Breaking this personal cycle of trauma-suppression, Taylor says, starts with laying out these instances of her personal experience – self-doubt, heartbreak, sexual assault, the urge to compare – and realising that one stands out as something that truly can’t be justified as part and parcel of life.
“What's the one thing that none of us deserve to have happened to us, but almost all women have had? But in order to fucking live and survive and not spend every day wanting to slay every man I see in the street, I've had to normalise it.” She pauses, finding a moment of clarity. “I guess this album, the reason it's so full of love for myself, is that I’m finally seeing that none of those things are my fault.”
Having allowed itself grace, Prioritise Pleasure is also a record of great joy.
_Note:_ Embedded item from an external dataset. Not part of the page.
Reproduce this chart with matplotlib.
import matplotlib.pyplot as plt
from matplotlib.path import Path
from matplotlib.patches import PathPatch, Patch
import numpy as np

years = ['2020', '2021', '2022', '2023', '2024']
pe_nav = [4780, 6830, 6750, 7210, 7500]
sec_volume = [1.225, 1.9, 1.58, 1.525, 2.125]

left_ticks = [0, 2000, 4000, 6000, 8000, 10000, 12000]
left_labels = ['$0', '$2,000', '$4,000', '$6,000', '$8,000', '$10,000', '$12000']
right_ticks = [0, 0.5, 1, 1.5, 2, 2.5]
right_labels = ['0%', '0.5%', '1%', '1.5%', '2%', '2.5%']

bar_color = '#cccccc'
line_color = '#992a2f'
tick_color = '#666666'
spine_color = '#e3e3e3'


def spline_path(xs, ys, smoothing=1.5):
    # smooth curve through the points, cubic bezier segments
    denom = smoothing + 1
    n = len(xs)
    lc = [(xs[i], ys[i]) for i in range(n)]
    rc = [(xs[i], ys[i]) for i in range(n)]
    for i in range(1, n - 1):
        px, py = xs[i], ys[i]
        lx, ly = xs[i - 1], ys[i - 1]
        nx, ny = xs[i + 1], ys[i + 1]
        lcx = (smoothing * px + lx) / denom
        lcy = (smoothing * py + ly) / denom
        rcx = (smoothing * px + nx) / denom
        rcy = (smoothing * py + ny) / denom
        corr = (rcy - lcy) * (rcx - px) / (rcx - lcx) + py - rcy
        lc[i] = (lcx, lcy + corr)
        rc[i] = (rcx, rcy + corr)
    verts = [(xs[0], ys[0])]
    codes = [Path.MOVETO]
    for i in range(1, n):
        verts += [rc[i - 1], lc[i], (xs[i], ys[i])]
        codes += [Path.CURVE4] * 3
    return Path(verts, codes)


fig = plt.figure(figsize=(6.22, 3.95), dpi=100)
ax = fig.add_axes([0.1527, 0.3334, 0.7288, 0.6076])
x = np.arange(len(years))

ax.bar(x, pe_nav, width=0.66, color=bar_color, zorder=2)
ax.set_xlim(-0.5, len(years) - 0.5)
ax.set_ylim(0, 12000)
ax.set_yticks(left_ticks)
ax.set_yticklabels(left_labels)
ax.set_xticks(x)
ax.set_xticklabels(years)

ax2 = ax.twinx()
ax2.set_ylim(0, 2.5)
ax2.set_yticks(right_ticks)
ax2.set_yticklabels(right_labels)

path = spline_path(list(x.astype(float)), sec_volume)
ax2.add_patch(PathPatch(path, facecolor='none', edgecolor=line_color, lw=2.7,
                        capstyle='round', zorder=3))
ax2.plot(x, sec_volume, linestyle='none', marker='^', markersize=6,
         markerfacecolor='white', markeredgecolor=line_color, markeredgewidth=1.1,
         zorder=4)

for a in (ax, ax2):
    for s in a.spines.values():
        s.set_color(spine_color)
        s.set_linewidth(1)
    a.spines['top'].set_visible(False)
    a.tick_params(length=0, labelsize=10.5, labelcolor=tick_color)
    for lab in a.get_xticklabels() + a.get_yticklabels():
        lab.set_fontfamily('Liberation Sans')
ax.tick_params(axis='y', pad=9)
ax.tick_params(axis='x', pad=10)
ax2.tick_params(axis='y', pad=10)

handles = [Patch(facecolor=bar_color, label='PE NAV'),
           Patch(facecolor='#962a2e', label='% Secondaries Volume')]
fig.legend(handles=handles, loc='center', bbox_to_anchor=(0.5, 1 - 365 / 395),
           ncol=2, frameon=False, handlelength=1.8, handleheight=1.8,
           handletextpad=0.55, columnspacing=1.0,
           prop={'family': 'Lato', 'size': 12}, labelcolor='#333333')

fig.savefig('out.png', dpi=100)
Working again with trusted producer Johan Karlberg [of afro-fusion trio The Very Best], it was stitched together throughout the pandemic in chunked sessions, the time between each batch encouraging Taylor to fully flesh out her ideas. Her ease and affection for world-building shines throughout - ‘How Can I Help You’ is a stalking, no-nonsense fuck you to those earlier-mentioned limitations of success, borrowing heavily from Kanye West’s ‘Black Skinhead’. It makes good on her long-term admiration of his work; “A lot of musicians won't admit it, but we're all just trying to rip off what we love.”
Similar can be said for ‘I Do This All The Time’, the records’ centrepiece inspired by Baz Lurhmann cult classic, Sunscreen. A spoken-word ode to all the frustrations and societal norms that cloud expectations of ‘correct’ womanhood, it gives the record both its name and it’s impressive scale, a tightly-held mantra for our comparison age: “don’t be intimidated by all the babies they have/don’t be embarrassed that all you’ve had is fun/prioritise pleasure.” If Self Esteem ever had a calling card, this would be it.
“Even in Slow Club, I wanted to do a Sunscreen 2020 - Sunscreen for millennials!’ Taylor laughs. “And I finally got to do it. I think that song is the best thing I’ve ever made; I stopped trying to do anything in particular and made exactly what was just happening and coming out. I know I’m not reinventing a whole bunch of wheels, but my quest will always be to make music that is as widescreen and as cinematic as possible. There's just no point in making music unless it's fucking beautiful, or saying something that makes you feel better and heard.”
So what has Rebecca Taylor achieved by not trying to please? A record that reminds us all of the importance of being our unapologetic selves, putting your insecurities out there in the hope that it can be the first step towards healing them. With Prioritise Pleasure, she comes one step closer to reminding listeners – and herself – that true success begins and ends with self-acceptance, telling your story in the way that only you can. If not everybody gets it, who really cares?
“No matter how progressive we get, no matter how many girlboss mugs I’ve bought, I still sometimes think, ‘Oh, I wish I could meet somebody’, or ‘I hope I still have children,’” she says. “I'm a bisexual pop star who has rallied against the system, and I still feel like that. I want this album to be a battle cry for people that spend every weekend desperately trying on apps and letting themselves be treated like shit by someone who's not that bothered, because they think it feels better than being alone.”
“I suppose this record is just me going, what if this isn't failure? What if this is actually pretty good?”
Pretty good feels like a modest estimation – in recognizing herself and others, Rebecca Taylor is about to make a whole host of people feel esteemed.